What is required: Retype all of the listing exactly, passing over any picture you find.

# start of Dataset section

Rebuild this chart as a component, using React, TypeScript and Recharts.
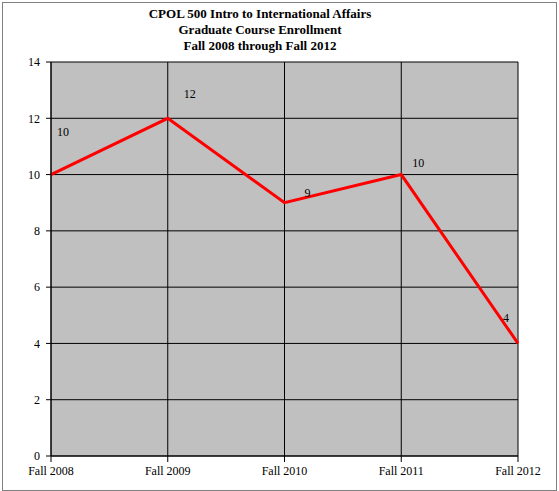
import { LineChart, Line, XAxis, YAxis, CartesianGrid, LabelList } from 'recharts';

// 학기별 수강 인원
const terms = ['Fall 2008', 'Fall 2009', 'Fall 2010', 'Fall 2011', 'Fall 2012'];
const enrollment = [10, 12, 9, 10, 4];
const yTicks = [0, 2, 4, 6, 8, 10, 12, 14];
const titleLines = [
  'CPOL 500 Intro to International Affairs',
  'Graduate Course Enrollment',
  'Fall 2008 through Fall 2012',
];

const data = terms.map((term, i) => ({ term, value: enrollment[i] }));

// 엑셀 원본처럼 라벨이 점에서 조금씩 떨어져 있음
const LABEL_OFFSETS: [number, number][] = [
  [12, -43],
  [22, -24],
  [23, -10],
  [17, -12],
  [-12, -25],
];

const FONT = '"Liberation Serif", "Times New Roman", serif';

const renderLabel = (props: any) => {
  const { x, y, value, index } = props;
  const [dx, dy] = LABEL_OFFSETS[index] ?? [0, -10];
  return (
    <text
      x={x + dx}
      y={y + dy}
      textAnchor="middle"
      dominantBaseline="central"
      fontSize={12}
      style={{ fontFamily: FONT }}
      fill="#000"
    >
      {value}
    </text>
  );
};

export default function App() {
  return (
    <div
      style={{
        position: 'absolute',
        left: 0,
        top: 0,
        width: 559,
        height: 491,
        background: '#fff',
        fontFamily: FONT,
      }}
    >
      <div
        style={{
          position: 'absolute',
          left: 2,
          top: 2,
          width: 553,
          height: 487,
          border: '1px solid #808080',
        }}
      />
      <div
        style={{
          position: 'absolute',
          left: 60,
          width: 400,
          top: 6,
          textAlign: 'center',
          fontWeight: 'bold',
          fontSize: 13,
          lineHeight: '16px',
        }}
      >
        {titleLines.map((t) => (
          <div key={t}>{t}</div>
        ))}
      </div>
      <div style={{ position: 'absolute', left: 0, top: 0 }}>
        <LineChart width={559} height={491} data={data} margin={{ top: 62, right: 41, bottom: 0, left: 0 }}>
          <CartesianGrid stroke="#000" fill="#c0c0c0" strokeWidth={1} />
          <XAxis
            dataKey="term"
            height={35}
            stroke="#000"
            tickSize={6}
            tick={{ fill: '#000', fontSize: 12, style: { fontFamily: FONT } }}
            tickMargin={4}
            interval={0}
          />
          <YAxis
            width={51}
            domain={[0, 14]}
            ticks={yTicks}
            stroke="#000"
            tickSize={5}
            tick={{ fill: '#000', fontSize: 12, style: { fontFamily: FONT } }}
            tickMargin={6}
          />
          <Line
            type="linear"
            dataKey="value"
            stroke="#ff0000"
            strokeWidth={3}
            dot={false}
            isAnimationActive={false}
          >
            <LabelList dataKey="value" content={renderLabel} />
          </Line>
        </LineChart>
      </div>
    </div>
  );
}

# end of Dataset section

Output for this exercise:
Rebuild this chart as a component, using React, TypeScript and Recharts.
import { LineChart, Line, XAxis, YAxis, CartesianGrid, LabelList } from 'recharts';

// 학기별 수강 인원
const terms = ['Fall 2008', 'Fall 2009', 'Fall 2010', 'Fall 2011', 'Fall 2012'];
const enrollment = [10, 12, 9, 10, 4];
const yTicks = [0, 2, 4, 6, 8, 10, 12, 14];
const titleLines = [
  'CPOL 500 Intro to International Affairs',
  'Graduate Course Enrollment',
  'Fall 2008 through Fall 2012',
];

const data = terms.map((term, i) => ({ term, value: enrollment[i] }));

// 엑셀 원본처럼 라벨이 점에서 조금씩 떨어져 있음
const LABEL_OFFSETS: [number, number][] = [
  [12, -43],
  [22, -24],
  [23, -10],
  [17, -12],
  [-12, -25],
];

const FONT = '"Liberation Serif", "Times New Roman", serif';

const renderLabel = (props: any) => {
  const { x, y, value, index } = props;
  const [dx, dy] = LABEL_OFFSETS[index] ?? [0, -10];
  return (
    <text
      x={x + dx}
      y={y + dy}
      textAnchor="middle"
      dominantBaseline="central"
      fontSize={12}
      style={{ fontFamily: FONT }}
      fill="#000"
    >
      {value}
    </text>
  );
};

export default function App() {
  return (
    <div
      style={{
        position: 'absolute',
        left: 0,
        top: 0,
        width: 559,
        height: 491,
        background: '#fff',
        fontFamily: FONT,
      }}
    >
      <div
        style={{
          position: 'absolute',
          left: 2,
          top: 2,
          width: 553,
          height: 487,
          border: '1px solid #808080',
        }}
      />
      <div
        style={{
          position: 'absolute',
          left: 60,
          width: 400,
          top: 6,
          textAlign: 'center',
          fontWeight: 'bold',
          fontSize: 13,
          lineHeight: '16px',
        }}
      >
        {titleLines.map((t) => (
          <div key={t}>{t}</div>
        ))}
      </div>
      <div style={{ position: 'absolute', left: 0, top: 0 }}>
        <LineChart width={559} height={491} data={data} margin={{ top: 62, right: 41, bottom: 0, left: 0 }}>
          <CartesianGrid stroke="#000" fill="#c0c0c0" strokeWidth={1} />
          <XAxis
            dataKey="term"
            height={35}
            stroke="#000"
            tickSize={6}
            tick={{ fill: '#000', fontSize: 12, style: { fontFamily: FONT } }}
            tickMargin={4}
            interval={0}
          />
          <YAxis
            width={51}
            domain={[0, 14]}
            ticks={yTicks}
            stroke="#000"
            tickSize={5}
            tick={{ fill: '#000', fontSize: 12, style: { fontFamily: FONT } }}
            tickMargin={6}
          />
          <Line
            type="linear"
            dataKey="value"
            stroke="#ff0000"
            strokeWidth={3}
            dot={false}
            isAnimationActive={false}
          >
            <LabelList dataKey="value" content={renderLabel} />
          </Line>
        </LineChart>
      </div>
    </div>
  );
}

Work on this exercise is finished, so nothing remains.